|
Post by Savoir Faire-Demogague in NJ on Feb 6, 2012 7:08:14 GMT -5
The Court That Broke Jersey www.city-journal.org/2012/22_1_nj-supreme-court.html#.Ty-2ErWgeKU.facebookArticle is lengthy, I only included a small portion of it, click link for full text The state’s activist judiciary has forced taxpayers to finance unprecedented educational and housing regimes. Squelching rumors this past fall of a presidential run, New Jersey governor Chris Christie observed that he had lots more to do to fix a “broken” state. He wasn’t kidding: though already the nation’s most heavily taxed state, New Jersey can balance its budget only by ignoring billions of dollars in employee pension liabilities and by slashing aid to struggling local governments. Christie has pushed through reforms that cut spending and cap property-tax increases. But he has only begun to grapple with an institution that bears much of the responsibility for the state’s fiscal woes: the New Jersey Supreme Court.
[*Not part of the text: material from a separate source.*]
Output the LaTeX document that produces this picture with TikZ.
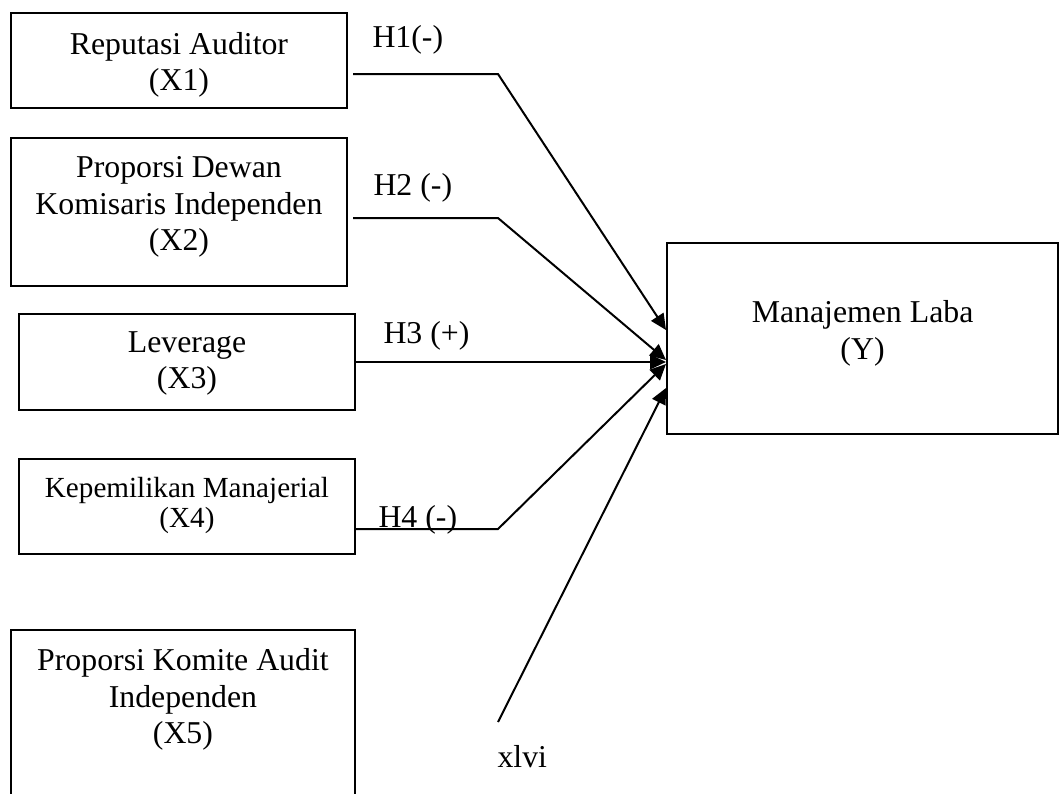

For half a century now, New Jersey has been home to the most activist state appellate court in America. Lauded by proponents of “living” constitutions who urge courts to make policy instead of interpret the law as written, the New Jersey Supreme Court has profoundly transformed the Garden State by seizing control of school funding, hijacking zoning powers from towns and cities to increase subsidized housing, and nullifying taxpayer protections in the state constitution. Its undemocratic actions have blown apart the state’s finances and led to ill-conceived and ineffective policies. If you want to understand what rule by liberal judges looks like on the state level, you need only look at New Jersey, which is teetering on bankruptcy though it remains one of America’s wealthiest states. In January, Christie nominated two new members to the court, appointments that have the capacity to reshape the seven-member panel. But taming the court won’t be easy, even for the pugnacious Christie, whose initial efforts to reform it met ferocious resistance. “I don’t think the supreme court has any business being involved in setting the budget of the state government,” Christie complained last year. Yet it is involved, extensively—and that must change if Jersey taxpayers are ever to find relief.
|
|
AgeOfEnlightenmentSCP
Distinguished Associate
Joined: Dec 21, 2010 11:59:07 GMT -5
Posts: 31,709
Favorite Drink: Sweetwater 420
|
Post by AgeOfEnlightenmentSCP on Feb 6, 2012 9:14:28 GMT -5
This, by the way, is the reason I am so vehemently opposed to any "Balanced Budget Amendment" to the US Constitution. It is NOT a conservative idea, a conservative idea is to hold Congress accountable. We get a BBA and we will have a Supreme Court ordering tax increases. It will have unintended consequences it's proponents cannot even begin to grasp. We do NOT need to make the budget a Constitutional issue- an issue for the Courts. The power of the purse lies with the House and the process of divided government working it out-- and the voters holding them accountable.